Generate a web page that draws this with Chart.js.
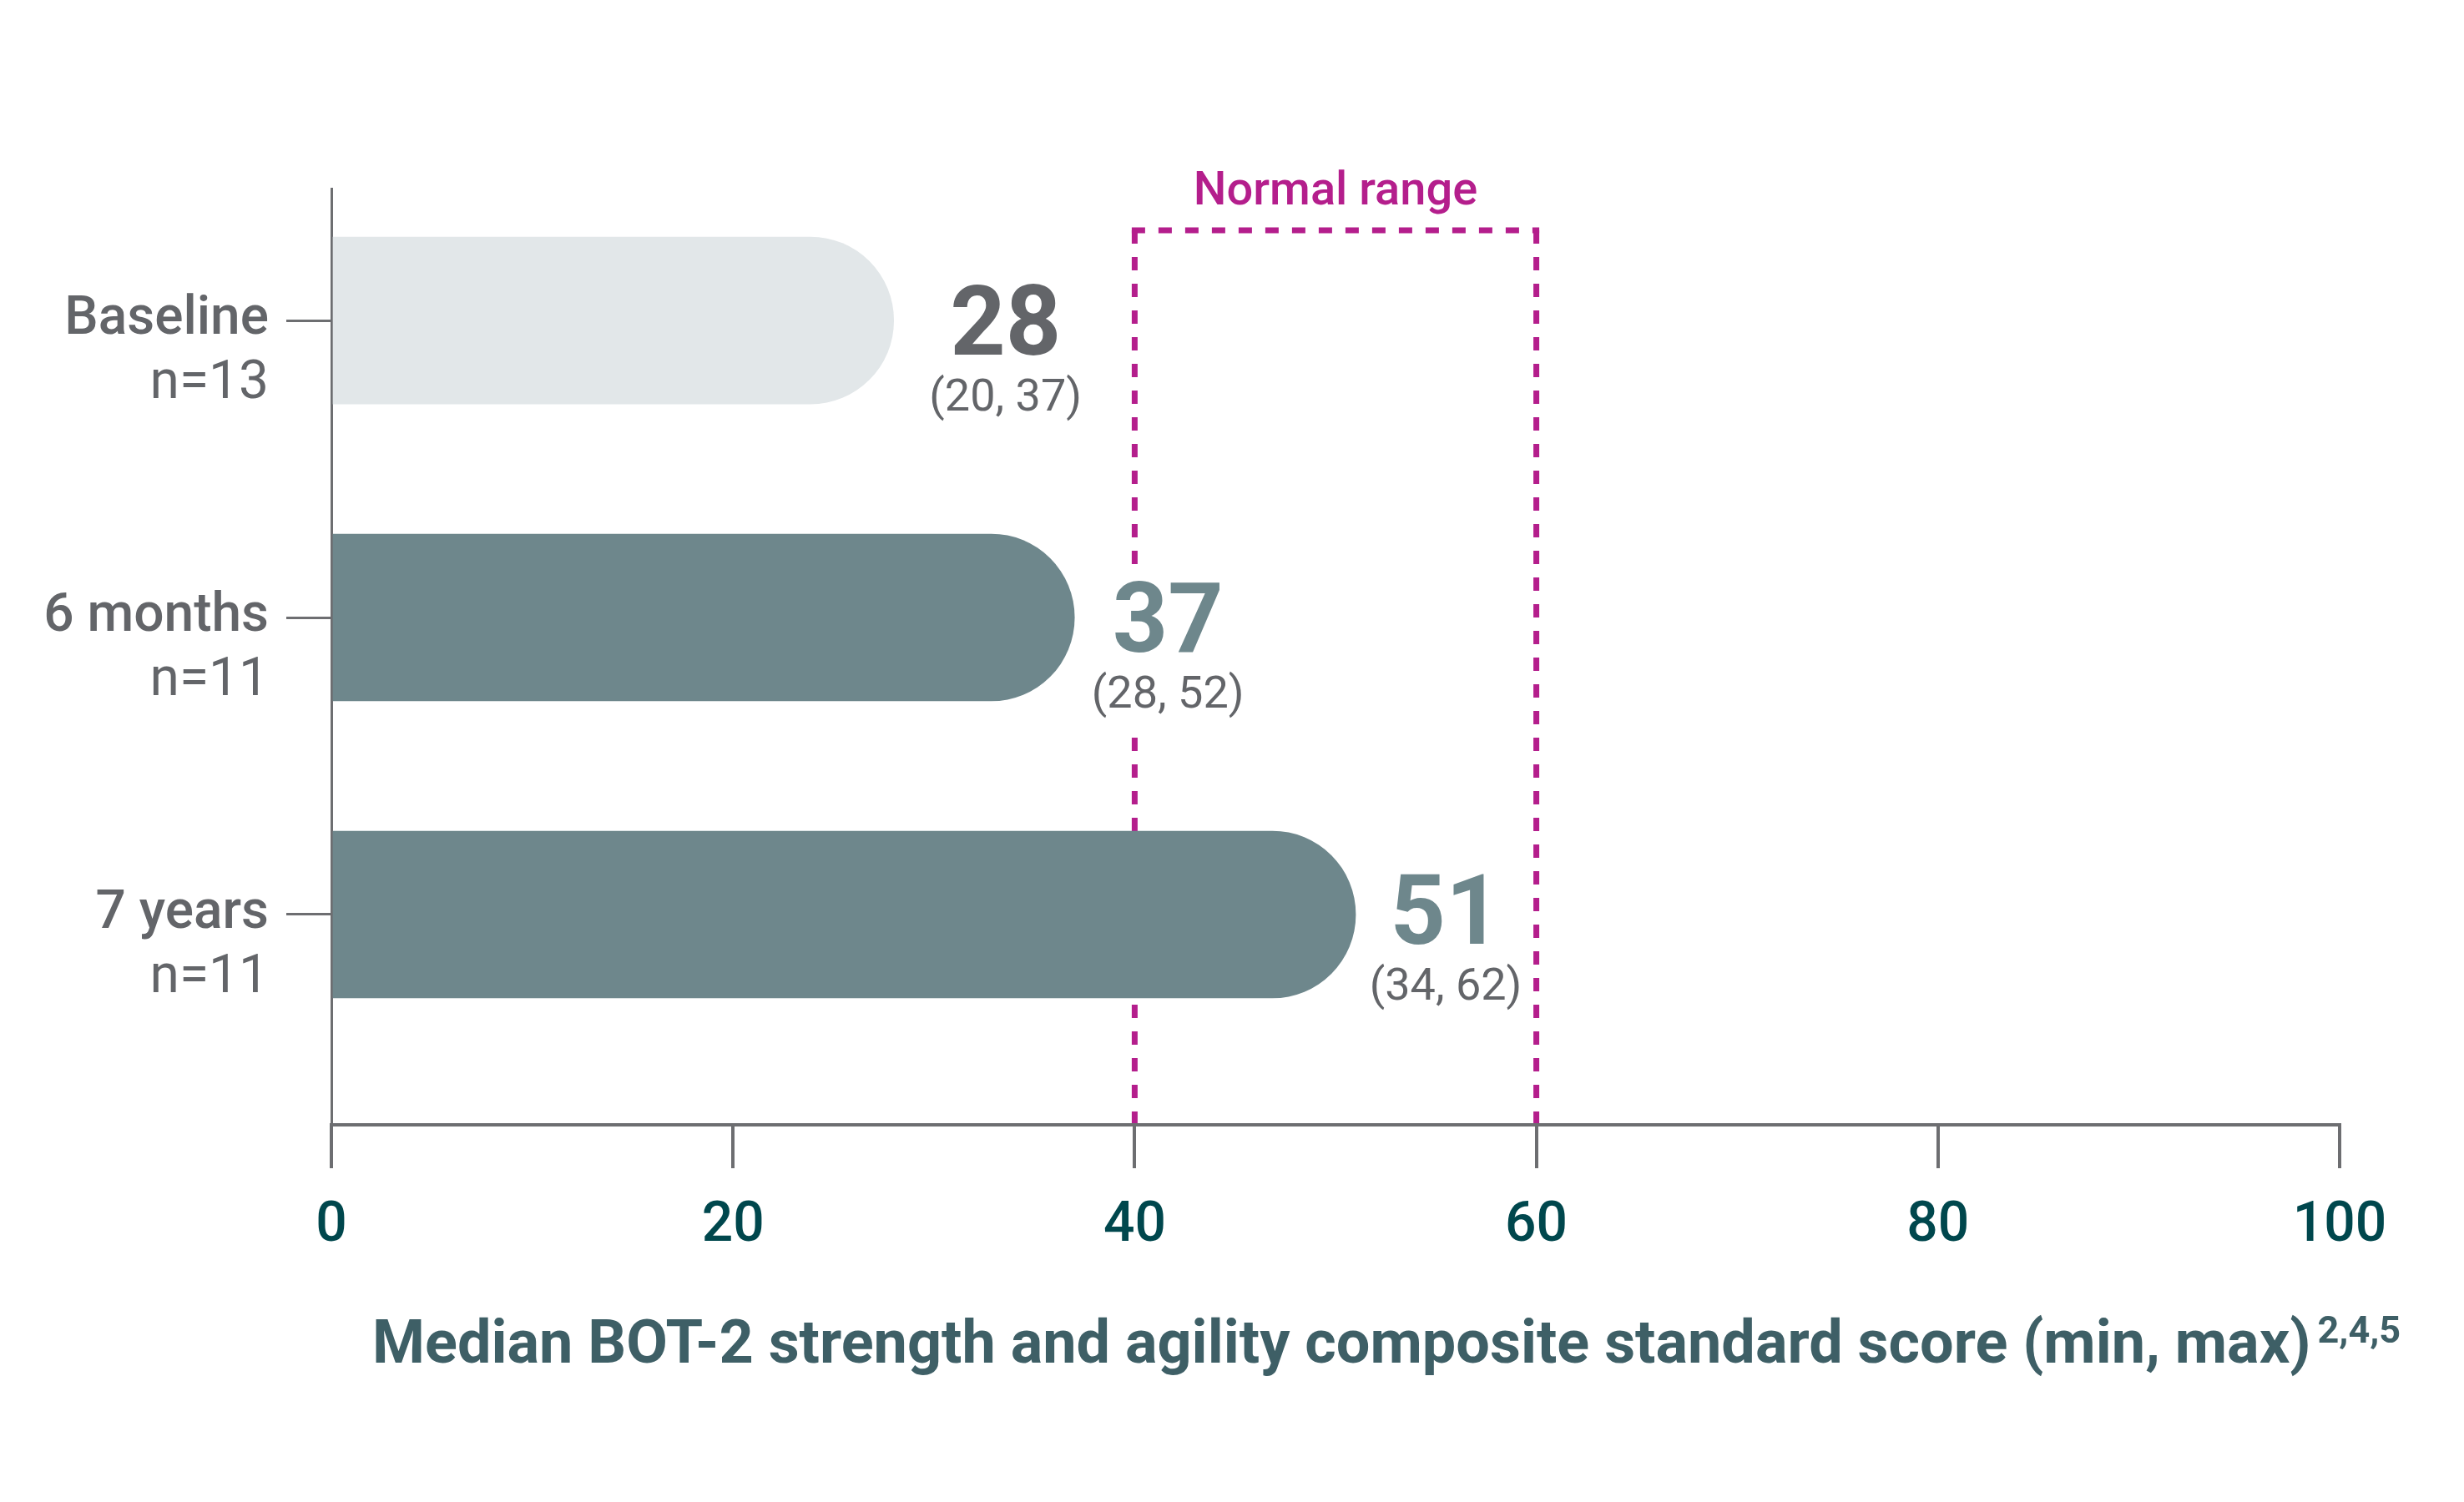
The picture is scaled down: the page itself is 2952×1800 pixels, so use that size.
<!DOCTYPE html>
<html>
<head>
<meta charset="utf-8">
<script src="https://cdn.jsdelivr.net/npm/chart.js@4.4.1/dist/chart.umd.min.js"></script>
<style>
  html, body { margin: 0; padding: 0; background: #ffffff; }
  #wrap { width: 2952px; height: 1800px; }
</style>
</head>
<body>
<div id="wrap"><canvas id="c" width="2952" height="1800"></canvas></div>
<script>
// ---- data ----
const categories = ['Baseline', '6 months', '7 years'];
const sampleSizes = ['n=13', 'n=11', 'n=11'];
const medians = [28, 37, 51];
const mins = [20, 28, 34];
const maxs = [37, 52, 62];
const xTicks = [0, 20, 40, 60, 80, 100];
const normalRange = [40, 60];
const normalLabel = 'Normal range';
const axisTitle = 'Median BOT-2 strength and agility composite standard score (min, max)';
const axisTitleSup = '2,4,5';

// ---- styles ----
const FONT = 'Roboto, "Noto Sans", sans-serif';
const GRAY = '#636569';
const AXIS = '#6d6e71';
const BAR_LIGHT = '#e2e7e9';
const BAR_DARK = '#6e878c';
const TEAL = '#00474d';
const TITLE = '#3e5f66';
const MAGENTA = '#b41e8c';
const barColors = [BAR_LIGHT, BAR_DARK, BAR_DARK];
const numColors = [GRAY, BAR_DARK, BAR_DARK];
const labelDx = [134, 112, 108];
const labelDy = [0, 0, -6];

const labelsPlugin = {
  id: 'customText',
  beforeDatasetsDraw(chart) {
    const { ctx, chartArea, scales } = chart;
    const x1 = scales.x.getPixelForValue(normalRange[0]);
    const x2 = scales.x.getPixelForValue(normalRange[1]);
    const top = chartArea.top + 50;
    const bottom = chartArea.bottom - 2;
    ctx.save();
    ctx.strokeStyle = MAGENTA;
    ctx.lineWidth = 7;
    ctx.setLineDash([16, 16]);
    ctx.lineCap = 'butt';
    ctx.beginPath();
    ctx.moveTo(x1, top);
    ctx.lineTo(x1, bottom);
    ctx.stroke();
    ctx.beginPath();
    ctx.moveTo(x2, top);
    ctx.lineTo(x2, bottom);
    ctx.stroke();
    ctx.beginPath();
    ctx.moveTo(x1 - 3.5, top);
    ctx.lineTo(x2 + 3.5, top);
    ctx.stroke();
    ctx.setLineDash([]);
    ctx.fillStyle = MAGENTA;
    ctx.font = '500 56px ' + FONT;
    ctx.textAlign = 'center';
    ctx.textBaseline = 'alphabetic';
    ctx.fillText(normalLabel, (x1 + x2) / 2, chartArea.top + 19);
    ctx.restore();
  },
  afterDatasetsDraw(chart) {
    const { ctx, scales } = chart;
    const meta = chart.getDatasetMeta(0);
    ctx.save();
    meta.data.forEach((el, i) => {
      const cx = el.x + labelDx[i];
      const cy = el.y + labelDy[i];
      const numText = String(medians[i]);
      const rangeText = '(' + mins[i] + ', ' + maxs[i] + ')';
      ctx.font = 'bold 116px ' + FONT;
      const w1 = ctx.measureText(numText).width;
      ctx.font = '400 54px ' + FONT;
      const w2 = ctx.measureText(rangeText).width;
      const w = Math.max(w1, w2);
      ctx.fillStyle = '#ffffff';
      ctx.fillRect(cx - w / 2, cy - 58, w, 188);
      ctx.textAlign = 'center';
      ctx.textBaseline = 'alphabetic';
      ctx.font = 'bold 116px ' + FONT;
      ctx.fillStyle = numColors[i];
      ctx.fillText(numText, cx, cy + 41);
      ctx.font = '400 54px ' + FONT;
      ctx.fillStyle = GRAY;
      ctx.fillText(rangeText, cx, cy + 108);
    });
    // y category labels
    const yScale = scales.y;
    ctx.textAlign = 'right';
    categories.forEach((cat, i) => {
      const y = yScale.getPixelForValue(i);
      ctx.fillStyle = GRAY;
      ctx.font = '500 64px ' + FONT;
      ctx.fillText(cat, 322, y + 16);
      ctx.font = '400 64px ' + FONT;
      ctx.fillText(sampleSizes[i], 322, y + 93);
    });
    // axis title
    ctx.textAlign = 'left';
    ctx.fillStyle = TITLE;
    ctx.font = 'bold 72px ' + FONT;
    const tx = 446;
    ctx.fillText(axisTitle, tx, 1633);
    const tw = ctx.measureText(axisTitle).width;
    ctx.font = 'bold 45px ' + FONT;
    ctx.fillText(axisTitleSup, tx + tw + 8, 1609);
    ctx.restore();
  }
};

const ctx = document.getElementById('c').getContext('2d');
new Chart(ctx, {
  type: 'bar',
  data: {
    datasets: [{
      data: medians.map((v, i) => ({ x: v, y: i })),
      backgroundColor: barColors,
      borderWidth: 0,
      borderRadius: 100,
      barThickness: 200
    }]
  },
  options: {
    indexAxis: 'y',
    responsive: false,
    animation: false,
    layout: { padding: { left: 0, top: 226, right: 149, bottom: 0 } },
    plugins: { legend: { display: false }, tooltip: { enabled: false }, title: { display: false } },
    scales: {
      x: {
        type: 'linear',
        min: 0,
        max: 100,
        afterBuildTicks: s => { s.ticks = xTicks.map(v => ({ value: v })); },
        afterFit: s => { s.height = 1800 - 1348; },
        grid: { drawOnChartArea: false, drawTicks: true, tickLength: 52, color: AXIS, lineWidth: 4 },
        border: { display: true, color: AXIS, width: 4 },
        ticks: { color: TEAL, font: { family: FONT, size: 66, weight: '500' }, padding: 31, maxRotation: 0 }
      },
      y: {
        type: 'linear',
        reverse: true,
        offset: false,
        min: -0.444,
        max: 2.708,
        afterBuildTicks: s => { s.ticks = categories.map((c, i) => ({ value: i })); },
        afterFit: s => { s.width = 397; },
        grid: { offset: false, drawOnChartArea: false, drawTicks: true, tickLength: 54, color: AXIS, lineWidth: 3 },
        border: { display: true, color: AXIS, width: 3 },
        ticks: { display: true, callback: () => '', padding: 0 }
      }
    }
  },
  plugins: [labelsPlugin]
});
</script>
</body>
</html>
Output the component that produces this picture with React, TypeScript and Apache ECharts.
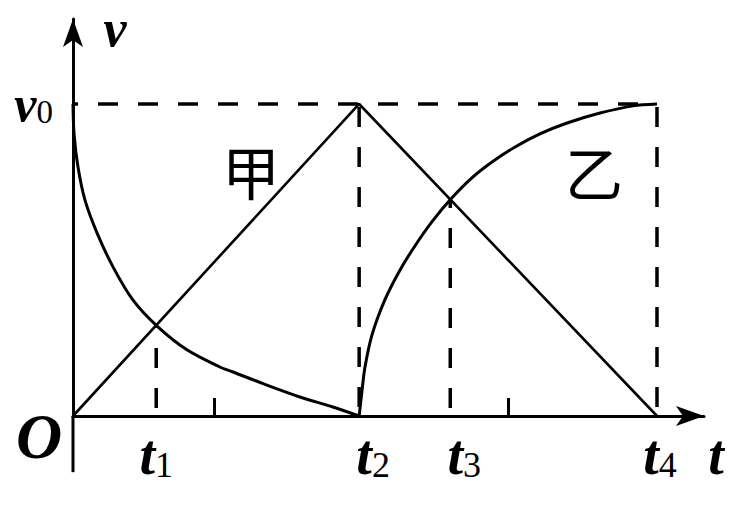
* * * * * * * * *
» **THE EXERCISE**
Transcribe the records word for word and include no pictures.

» **RESULT OF THIS TASK**
Generate a web page that draws this with Chart.js.
The picture is scaled down: the page itself is 2952×1800 pixels, so use that size.
<!DOCTYPE html>
<html>
<head>
<meta charset="utf-8">
<script src="https://cdn.jsdelivr.net/npm/chart.js@4.4.1/dist/chart.umd.min.js"></script>
<style>
  html, body { margin: 0; padding: 0; background: #ffffff; }
  #wrap { width: 2952px; height: 1800px; }
</style>
</head>
<body>
<div id="wrap"><canvas id="c" width="2952" height="1800"></canvas></div>
<script>
// ---- data ----
const categories = ['Baseline', '6 months', '7 years'];
const sampleSizes = ['n=13', 'n=11', 'n=11'];
const medians = [28, 37, 51];
const mins = [20, 28, 34];
const maxs = [37, 52, 62];
const xTicks = [0, 20, 40, 60, 80, 100];
const normalRange = [40, 60];
const normalLabel = 'Normal range';
const axisTitle = 'Median BOT-2 strength and agility composite standard score (min, max)';
const axisTitleSup = '2,4,5';

// ---- styles ----
const FONT = 'Roboto, "Noto Sans", sans-serif';
const GRAY = '#636569';
const AXIS = '#6d6e71';
const BAR_LIGHT = '#e2e7e9';
const BAR_DARK = '#6e878c';
const TEAL = '#00474d';
const TITLE = '#3e5f66';
const MAGENTA = '#b41e8c';
const barColors = [BAR_LIGHT, BAR_DARK, BAR_DARK];
const numColors = [GRAY, BAR_DARK, BAR_DARK];
const labelDx = [134, 112, 108];
const labelDy = [0, 0, -6];

const labelsPlugin = {
  id: 'customText',
  beforeDatasetsDraw(chart) {
    const { ctx, chartArea, scales } = chart;
    const x1 = scales.x.getPixelForValue(normalRange[0]);
    const x2 = scales.x.getPixelForValue(normalRange[1]);
    const top = chartArea.top + 50;
    const bottom = chartArea.bottom - 2;
    ctx.save();
    ctx.strokeStyle = MAGENTA;
    ctx.lineWidth = 7;
    ctx.setLineDash([16, 16]);
    ctx.lineCap = 'butt';
    ctx.beginPath();
    ctx.moveTo(x1, top);
    ctx.lineTo(x1, bottom);
    ctx.stroke();
    ctx.beginPath();
    ctx.moveTo(x2, top);
    ctx.lineTo(x2, bottom);
    ctx.stroke();
    ctx.beginPath();
    ctx.moveTo(x1 - 3.5, top);
    ctx.lineTo(x2 + 3.5, top);
    ctx.stroke();
    ctx.setLineDash([]);
    ctx.fillStyle = MAGENTA;
    ctx.font = '500 56px ' + FONT;
    ctx.textAlign = 'center';
    ctx.textBaseline = 'alphabetic';
    ctx.fillText(normalLabel, (x1 + x2) / 2, chartArea.top + 19);
    ctx.restore();
  },
  afterDatasetsDraw(chart) {
    const { ctx, scales } = chart;
    const meta = chart.getDatasetMeta(0);
    ctx.save();
    meta.data.forEach((el, i) => {
      const cx = el.x + labelDx[i];
      const cy = el.y + labelDy[i];
      const numText = String(medians[i]);
      const rangeText = '(' + mins[i] + ', ' + maxs[i] + ')';
      ctx.font = 'bold 116px ' + FONT;
      const w1 = ctx.measureText(numText).width;
      ctx.font = '400 54px ' + FONT;
      const w2 = ctx.measureText(rangeText).width;
      const w = Math.max(w1, w2);
      ctx.fillStyle = '#ffffff';
      ctx.fillRect(cx - w / 2, cy - 58, w, 188);
      ctx.textAlign = 'center';
      ctx.textBaseline = 'alphabetic';
      ctx.font = 'bold 116px ' + FONT;
      ctx.fillStyle = numColors[i];
      ctx.fillText(numText, cx, cy + 41);
      ctx.font = '400 54px ' + FONT;
      ctx.fillStyle = GRAY;
      ctx.fillText(rangeText, cx, cy + 108);
    });
    // y category labels
    const yScale = scales.y;
    ctx.textAlign = 'right';
    categories.forEach((cat, i) => {
      const y = yScale.getPixelForValue(i);
      ctx.fillStyle = GRAY;
      ctx.font = '500 64px ' + FONT;
      ctx.fillText(cat, 322, y + 16);
      ctx.font = '400 64px ' + FONT;
      ctx.fillText(sampleSizes[i], 322, y + 93);
    });
    // axis title
    ctx.textAlign = 'left';
    ctx.fillStyle = TITLE;
    ctx.font = 'bold 72px ' + FONT;
    const tx = 446;
    ctx.fillText(axisTitle, tx, 1633);
    const tw = ctx.measureText(axisTitle).width;
    ctx.font = 'bold 45px ' + FONT;
    ctx.fillText(axisTitleSup, tx + tw + 8, 1609);
    ctx.restore();
  }
};

const ctx = document.getElementById('c').getContext('2d');
new Chart(ctx, {
  type: 'bar',
  data: {
    datasets: [{
      data: medians.map((v, i) => ({ x: v, y: i })),
      backgroundColor: barColors,
      borderWidth: 0,
      borderRadius: 100,
      barThickness: 200
    }]
  },
  options: {
    indexAxis: 'y',
    responsive: false,
    animation: false,
    layout: { padding: { left: 0, top: 226, right: 149, bottom: 0 } },
    plugins: { legend: { display: false }, tooltip: { enabled: false }, title: { display: false } },
    scales: {
      x: {
        type: 'linear',
        min: 0,
        max: 100,
        afterBuildTicks: s => { s.ticks = xTicks.map(v => ({ value: v })); },
        afterFit: s => { s.height = 1800 - 1348; },
        grid: { drawOnChartArea: false, drawTicks: true, tickLength: 52, color: AXIS, lineWidth: 4 },
        border: { display: true, color: AXIS, width: 4 },
        ticks: { color: TEAL, font: { family: FONT, size: 66, weight: '500' }, padding: 31, maxRotation: 0 }
      },
      y: {
        type: 'linear',
        reverse: true,
        offset: false,
        min: -0.444,
        max: 2.708,
        afterBuildTicks: s => { s.ticks = categories.map((c, i) => ({ value: i })); },
        afterFit: s => { s.width = 397; },
        grid: { offset: false, drawOnChartArea: false, drawTicks: true, tickLength: 54, color: AXIS, lineWidth: 3 },
        border: { display: true, color: AXIS, width: 3 },
        ticks: { display: true, callback: () => '', padding: 0 }
      }
    }
  },
  plugins: [labelsPlugin]
});
</script>
</body>
</html>
Output the component that produces this picture with React, TypeScript and Apache ECharts.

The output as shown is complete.